I don't think me asking 500 more times or worshipping harder or saying the right words is going to get me healed. Why? Because healing is not about what I do. It is about what God does. And falling into the trap that thinking it is about me will only leave me either A. prideful or B. more hurt. If God is going to heal me, fantastic. I will receive that and I will be so thankful for it. But if he doesn't, still I will praise him. Because it's not about me. It's not about the way I ask to make the words just right or the way I do anything, really. It's about my sovereign King knowing more than I ever could about what is best for me, and me having the faith to follow Him in that whichever way He may lead. And I think that sometimes, the faith to follow even when the healing doesn't come can be so much more difficult, and so rewarding.

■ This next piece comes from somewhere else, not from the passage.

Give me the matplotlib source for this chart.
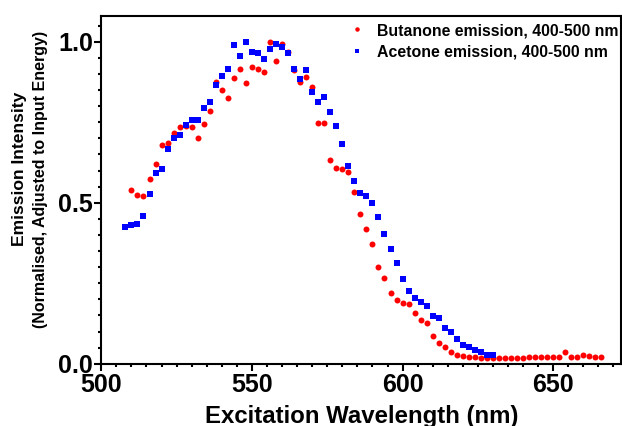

If you're reading this and you're in a similar boat as me, I want you to know that I am praying for you. If you've been struggling with some type of illness for a long time and haven't yet received healing, please understand that it is not your fault. I am sorry if you have been lead to believe that it is. Please, dare to have the faith to follow even when the healing doesn't come. Because I promise you, our God is still good. He is still faithful, He is still true. The healing may come, and it may not. I do not pretend to understand why God does things the way He does. I know, it can be frustrating and discouraging. I want to encourage you to talk to God about that. He can handle it. He can handle your questioning and your frustration, you anger and your pain. He is a good God, full of many good things, and He is holding you tonight, even if you can't see it right now.
He loves you, oh He loves you so much.